Bei den Erbsenkrapfen geht’s dagegen voll gemüsig zu. Der wildkräuterlastige Blattsalat mit Zuckererbsenschoten, Minzjoghurt und eingelegten Pfirsichen wäre sogar ohne die frittierten Bällchen ein vollgültiger Leckerschmecker. Die Pfirsiche haben was vom konservativ eingelegten Kürbis meiner Kindheit, vor allem aber haben sie ihr volles Aroma des Sommers 2020 bewahrt. Veggies werden im „Frühstück 3000" also auf ihre Kosten kommen. Veganer eher so medium. Das ist bei einer Karte mit einer eigenen Eiergerichte-Abteilung schwieriger, war aber auch nie der Anspruch.
Sehnsucht nach Schirmchen-Drink und Karibikstrand
Ebenfalls nicht unwichtig: Das „Frühstück 3000" ist eines der wenigen Frühstücksrestaurants, das Reservierungen annimmt. Wer hat schon Lust, sonntagmittags auf gut Glück durch die halbe Stadt zu gondeln und sich hungrig aufs Wiederkommen ein, zwei Stunden später vertrösten zu lassen?

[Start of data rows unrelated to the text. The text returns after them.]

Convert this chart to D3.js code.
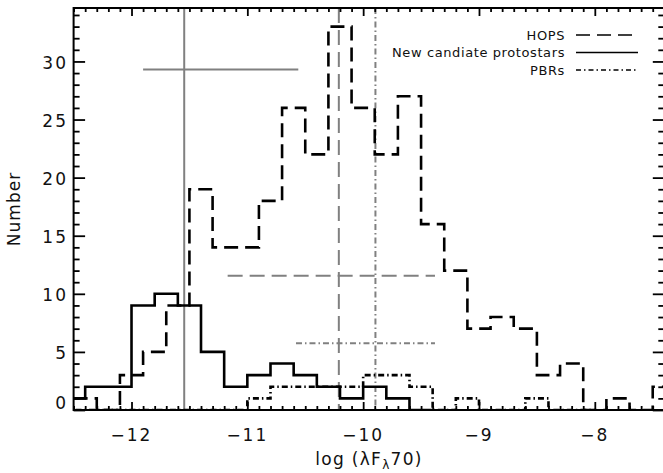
<!DOCTYPE html>
<html>
<head>
<meta charset="utf-8">
<script src="https://cdn.jsdelivr.net/npm/d3@7"></script>
<style>
  body { margin: 0; background: #fff; }
  svg { display: block; }
  text { font-family: "DejaVu Sans", sans-serif; fill: #111; }
</style>
</head>
<body>
<div id="chart"></div>
<script>
// Data, histogram bins are 0.2 dex wide
const binWidth = 0.2;

// HOPS protostars, bins start at -12.5
const hopsStart = -12.5;
const hopsCounts = [1, 0, 3, 5, 9, 19, 14, 14, 18, 26, 22, 33, 26, 22, 27, 16, 12, 7, 8, 7, 3, 4, 0, 1, 0, 2];

// New candidate protostars, bins start at -12.6
const newStart = -12.6;
const newCounts = [1, 2, 2, 9, 10, 9, 5, 2, 3, 4, 3, 2, 1, 2, 1, 0];

// PBRs, bins start at -12.6
const pbrStart = -12.6;
const pbrCounts = [0, 0, 0, 0, 0, 0, 0, 0, 1, 2, 2, 2, 2, 3, 3, 2, 0, 1, 0, 0, 1, 0, 0];

// median + spread markers (gray)
const markerNames = ['new', 'hops', 'pbr'];
const markerMedian = [-11.545, -10.21, -9.894];
const markerLevel = [29.3, 11.55, 5.74];
const markerLow = [-11.90, -11.17, -10.58];
const markerHigh = [-10.56, -9.38, -9.38];

const legendLabels = ['HOPS', 'New candiate protostars', 'PBRs'];

const xMajor = [-12, -11, -10, -9, -8];
const yMajor = [0, 5, 10, 15, 20, 25, 30];

// styles
const dashes = { hops: '14,7', new: null, pbr: '6,3,1.5,3' };
const grayDashes = { hops: '15,7', new: null, pbr: '6,3,1.5,3' };

const W = 663, H = 473;
const m = { left: 73.6, right: 664.3, top: 8, bottom: 410 };

let svg = d3.select('#chart').append('svg')
  .attr('width', W)
  .attr('height', H);

let x = d3.scaleLinear().domain([-12.5, -7.4]).range([m.left, m.right]);
let y = d3.scaleLinear().domain([0, 34.6]).range([m.bottom, m.top]);

svg.append('clipPath').attr('id', 'plotclip')
  .append('rect')
    .attr('x', m.left).attr('y', m.top)
    .attr('width', m.right - m.left).attr('height', m.bottom - m.top);

let plot = svg.append('g').attr('clip-path', 'url(#plotclip)');

// gray medians with error bars
markerNames.forEach((name, i) => {
  plot.append('line')
    .attr('x1', x(markerMedian[i])).attr('x2', x(markerMedian[i]))
    .attr('y1', m.top).attr('y2', m.bottom)
    .attr('stroke', '#808080').attr('stroke-width', 2)
    .attr('stroke-dasharray', grayDashes[name]);
  plot.append('line')
    .attr('x1', x(markerLow[i])).attr('x2', x(markerHigh[i]))
    .attr('y1', y(markerLevel[i])).attr('y2', y(markerLevel[i]))
    .attr('stroke', '#808080').attr('stroke-width', 2)
    .attr('stroke-dasharray', grayDashes[name]);
});

// histogram step lines
let stepPoints = (start, counts) => {
  let pts = counts.map((c, i) => [start + i * binWidth, c]);
  pts.push([start + counts.length * binWidth, counts[counts.length - 1]]);
  return pts;
}
let stepLine = d3.line()
  .x(d => x(d[0]))
  .y(d => y(d[1]))
  .curve(d3.curveStepAfter);

let hists = [
  { name: 'pbr', start: pbrStart, counts: pbrCounts },
  { name: 'new', start: newStart, counts: newCounts },
  { name: 'hops', start: hopsStart, counts: hopsCounts }
];
hists.forEach(h => {
  plot.append('path')
    .attr('d', stepLine(stepPoints(h.start, h.counts)))
    .attr('fill', 'none')
    .attr('stroke', '#000')
    .attr('stroke-width', 2.6)
    .attr('stroke-dasharray', dashes[h.name]);
});

// axes: ticks point inward on all four sides
let xMinor = d3.range(-125, -73).map(v => v / 10).filter(v => Math.abs(v - Math.round(v)) > 1e-6);
let yMinor = d3.range(0, 35).filter(v => v % 5 != 0);

let axisStyle = g => {
  g.selectAll('.domain').remove();
  g.selectAll('line').attr('stroke', '#000').attr('stroke-width', 1.8);
}

svg.append('g').attr('transform', `translate(0,${m.bottom})`)
  .call(d3.axisBottom(x).tickValues(xMajor).tickSize(-8).tickFormat(''))
  .call(axisStyle);
svg.append('g').attr('transform', `translate(0,${m.bottom})`)
  .call(d3.axisBottom(x).tickValues(xMinor).tickSize(-4).tickFormat(''))
  .call(axisStyle);
svg.append('g').attr('transform', `translate(0,${m.top})`)
  .call(d3.axisTop(x).tickValues(xMajor).tickSize(-8).tickFormat(''))
  .call(axisStyle);
svg.append('g').attr('transform', `translate(0,${m.top})`)
  .call(d3.axisTop(x).tickValues(xMinor).tickSize(-4).tickFormat(''))
  .call(axisStyle);
svg.append('g').attr('transform', `translate(${m.left},0)`)
  .call(d3.axisLeft(y).tickValues(yMajor).tickSize(-11.5).tickFormat(''))
  .call(axisStyle);
svg.append('g').attr('transform', `translate(${m.left},0)`)
  .call(d3.axisLeft(y).tickValues(yMinor).tickSize(-6).tickFormat(''))
  .call(axisStyle);
svg.append('g').attr('transform', `translate(${m.right},0)`)
  .call(d3.axisRight(y).tickValues(yMajor).tickSize(-11.5).tickFormat(''))
  .call(axisStyle);
svg.append('g').attr('transform', `translate(${m.right},0)`)
  .call(d3.axisRight(y).tickValues(yMinor).tickSize(-6).tickFormat(''))
  .call(axisStyle);

svg.append('rect')
  .attr('x', m.left).attr('y', m.top)
  .attr('width', m.right - m.left).attr('height', m.bottom - m.top)
  .attr('fill', 'none').attr('stroke', '#000').attr('stroke-width', 2);

// tick labels
svg.append('g').selectAll('text')
  .data(xMajor)
  .enter().append('text')
    .attr('x', d => x(d))
    .attr('y', 441)
    .attr('text-anchor', 'middle')
    .style('font-size', '17px')
    .style('letter-spacing', '2px')
    .text(d => '\u2212' + Math.abs(d));

svg.append('g').selectAll('text')
  .data(yMajor)
  .enter().append('text')
    .attr('x', 68)
    .attr('y', d => y(d) + (d == 0 ? -1 : 7.5))
    .attr('text-anchor', 'end')
    .style('font-size', '17px')
    .style('letter-spacing', '2px')
    .text(d => d);

// axis titles
let xt = svg.append('text')
  .attr('x', 369)
  .attr('y', 465)
  .attr('text-anchor', 'middle')
  .style('font-size', '17px')
  .style('letter-spacing', '1.3px');
xt.append('tspan').text('log (\u03bbF');
xt.append('tspan').attr('dy', 4).style('font-size', '12px').text('\u03bb');
xt.append('tspan').attr('dy', -4).text('70)');

svg.append('text')
  .attr('transform', `translate(20,${(m.top + m.bottom) / 2}) rotate(-90)`)
  .attr('text-anchor', 'middle')
  .style('font-size', '17px')
  .style('letter-spacing', '1px')
  .text('Number');

// legend
let legendDash = [dashes.hops, null, '5,3,1.5,3'];
legendLabels.forEach((lab, i) => {
  let ly = 35 + i * 17.5;
  svg.append('text')
    .attr('x', 565)
    .attr('y', ly + 4.5)
    .attr('text-anchor', 'end')
    .style('font-size', '13px')
    .style('letter-spacing', '0.6px')
    .text(lab);
  svg.append('line')
    .attr('x1', 576).attr('x2', 638)
    .attr('y1', ly).attr('y2', ly)
    .attr('stroke', '#000').attr('stroke-width', 1.3)
    .attr('stroke-dasharray', legendDash[i]);
});
</script>
</body>
</html>
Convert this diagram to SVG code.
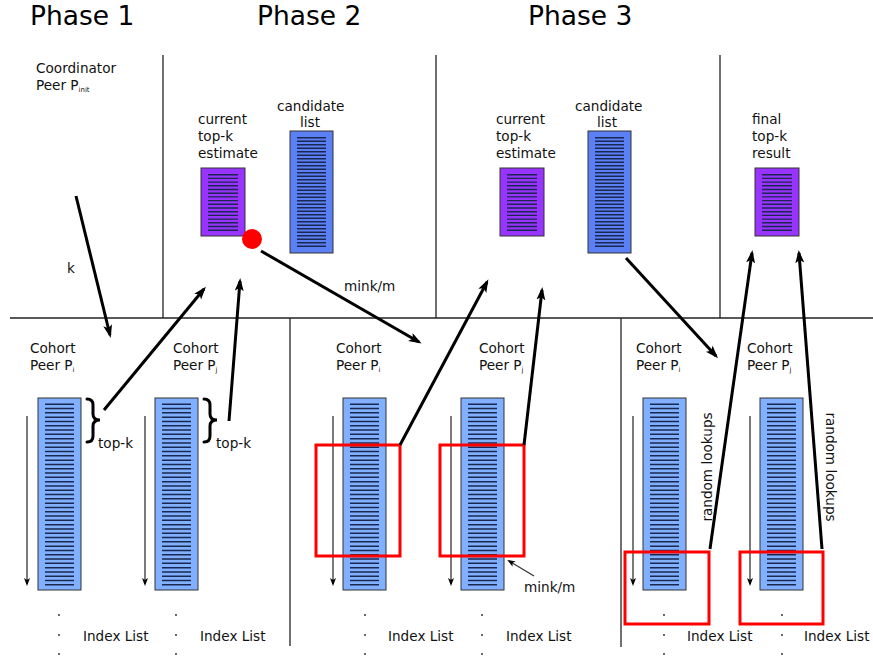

Nach einer weiteren Limonaden-Pause, in der wir uns von einem „Citrus Punch" erfrischend anschwappen lassen, kommen wir nicht um einen Happen Bananabread mit Exotic-Eis herum, den Lukas Mann zum Gespräch mit an den Tisch bringt. Das fluffige Bananenbrot schafft das Kunstwerk, Süße- und Säurespitzen zu setzen und den sich sonst gern mal in die Breite ergehenden Bananen entgegenzutreten. „Die Kruste!", sagt die Freundin. Die dürfte mithilfe des karamellisierten „Milchmädchen" entstanden sein. Ich sage: „Das Vogelfutter!" Curry-Amaranth-Knubbel machen auf Hirse und sorgen für Biss zum fruchtig-süßen Sorbet aus Mango, Passionsfrucht, Ananas und Banane. Wo bleiben der Schirmchen-Drink und der Karibikstrand?
Ersteren könnten wir mit einer „Piña Clarada" sogar bekommen. Aber uns wird noch etwas Besseres und gerade in Berlin-Hipsterhausen zur Zweitkarriere Ansetzendes kredenzt: ein Eierlikörchen. Natürlich hausgemacht. Gut gekühlt löffeln wir ihn als dicken, cremigen Desserthappen aus Likörschälchen, die schon in Omas Wohnzimmerschrank hätten stehen können. Köstlich! Das „Frühstück 3000" kann sich das Spiel mit den Klassikern des Sich-Gut-Gehen-Lassens der 1960er-Jahre getrost erlauben – von vormoderner Hübschheit sind allenfalls die Gläschen. Alles andere entspricht zeitgenössischen Qualitäts- und ästhetischen Ansprüchen, ist originell durchdacht und wird präzise ausgeführt aufgetischt.